There is a cli tool that handles backups on Home Assistant, so I went and run ha backups new to generate a backup from my just created and restored server. With that, I could use ha backups restore to restore to this backup, and I added this to my script to copy the backup and restore the server (for now, I had to manually place the backup tar file on the machine where ansible is running):
- name: Synchronization of src on the control machine to dest on the remote hosts
synchronize:
src: /home/carlos/backups/111cfc64.tar
dest: /usr/share/hassio/backup
- name: Restore backup
ansible.builtin.shell:
cmd: ha backups reload && ha backups restore 111cfc64
Bringing Terraform and Ansible together
At the end of terraforming I want to be able to run my playbook on the target host, this can be done with a provisioner "local-exec" inside my resource "libvirt_domain". But hey:
fatal: [192.168.1.116]: UNREACHABLE! => {"changed": false, "msg": "Failed to connect to the host via ssh: ssh: connect to host 192.168.1.116 port 22: No
│ route to host", "unreachable": true}
I need to wait until the VM is up and running before executing ansible. The kvm provider I am using does provide a parameter wait_for_lease to wait for a DHCP lease, but since I am hard coding the networking configurations (eventually I want to setup a better network at home, but for now…), I had to improvise with ansible. Setting gather_facts: no and adding a wait_for_connection task did the trick, and I just moved gather_facts to just after the connection has been established:
- name: Test
become: true
hosts: all
gather_facts: no
tasks:
- name: Wait 600 seconds for target connection to become reachable/usable
wait_for_connection:
- name: Gathering facts
setup:
...
And added to terraform:
provisioner "local-exec" {
command = "ANSIBLE_HOST_KEY_CHECKING=False ansible-playbook -i '${var.ipv4_address},' --private-key ${var.private_key_path} -e 'pub_key=${var.public_key_path}' test.yml"
}
When trying to install apt packages right after booting for the first time I was stumbling upon a locked apt. There is a lock_timeout parameter created for this, but it seems to miss /var/lib/dpkg/lock-frontend, which is locked when it runs. There are workarounds that suggest looking for cloud-init messages at the journal (which is too specific), and it seems like a bug on lock_timeout. Looking at the code, it checks for a LockFailedException on python-apt, but for some reason, it does not appear to be working. I looked around a little bit around the package’s code and debian’s open bugs, but no relevant information was there, so for now I’ll be going around this. Maybe my next blog post will be a little more about apt’s lock mechanism :)

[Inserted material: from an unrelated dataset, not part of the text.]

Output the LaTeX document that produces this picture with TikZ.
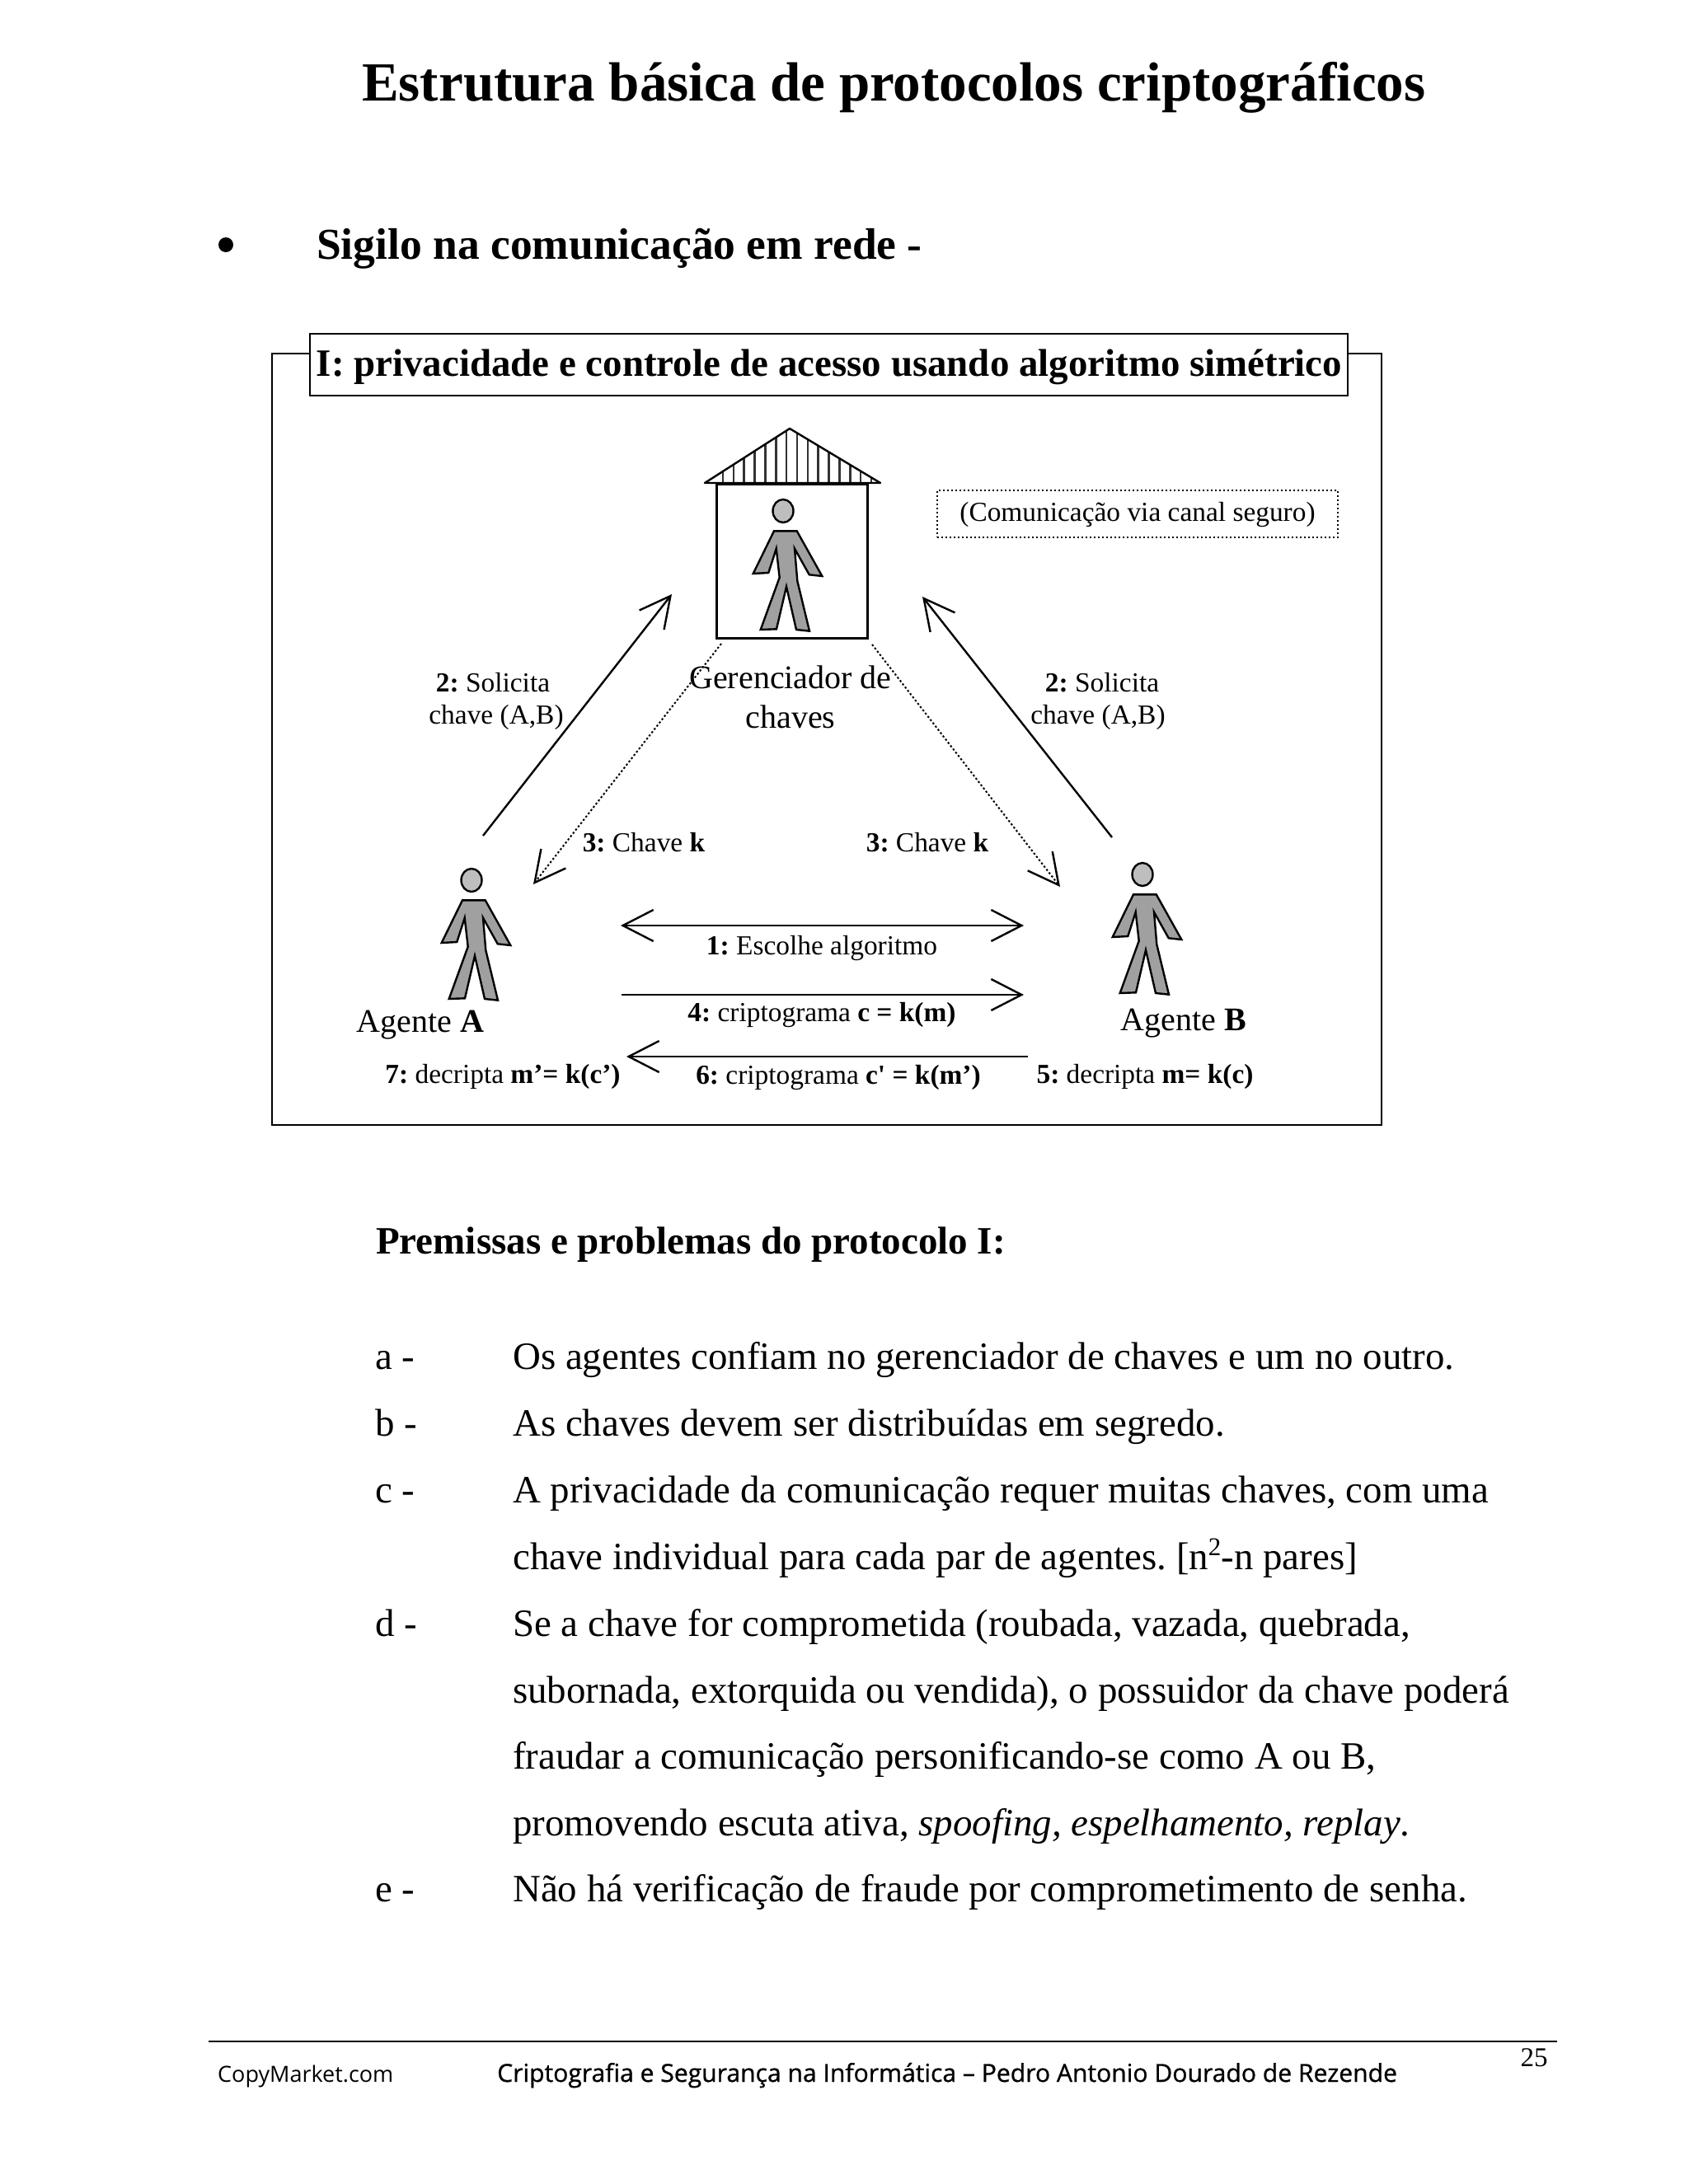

So this other task was added:
- name: Wait for dpkg locks
shell: while fuser /var/lib/dpkg/ >/dev/null 2>&1; do sleep 1; done;
with_items:
- lock
- lock-frontend
Did not work. New attempt, following this example
- name: Wait for cloud init to finish
community.general.cloud_init_data_facts:
filter: status
register: res
until: "res.cloud_init_data_facts.status.v1.stage is defined and not res.cloud_init_data_facts.status.v1.stage"
retries: 50
delay: 5
Also not reliable - worked once, failed another time. I could not find the documentation to the output of cloud_init_data_facts, so I tried yet another route: cloud init has a cli with a status command that has a wait parameter that, according to docs, will block until completion. That allied with a hardcoded check on the output (not ideal, but as a first version of this script will be enough), allowed a more reliable wait (as far as I could tell):
- name: Wait cloud init success
ansible.builtin.shell:
cmd: cloud-init status --wait
register: cinitres
failed_when: '"status: done" not in cinitres.stdout'
Well, packages are installing!
Finally, restoring
Well, from creating the VM to a running service I was able to automate using Terraform and Ansible, the last step to provide the whole deal was restoring the backup. Running the ha backups scripts I defined above immediatelly gave me an error: the services for home assistant were not up yet. My simple solution was to run the same script until I received a status code 0, and only then restoring. The following was added:
Important, I needed to wait before copying the backup too, or else supervisor would detect the backup folder and fail startup
- name: Wait Hassio Setup
ansible.builtin.shell:
cmd: ha backups
register: ha_cli_status
until: ha_cli_status is success
delay: 10
retries: 300
And done! Whole thing took 7 minutes to run, and now I can wipe the VM clean and start again anytime, but more important, this is the base to expand IaC to other services on my homelab.
Conclusion
20+ hours to save 30 minutes, yay!
All scripts are available here. Mind that this link points to a fixed commit so that it makes sense with this text, but there may be newer things on main as I evolve my automations.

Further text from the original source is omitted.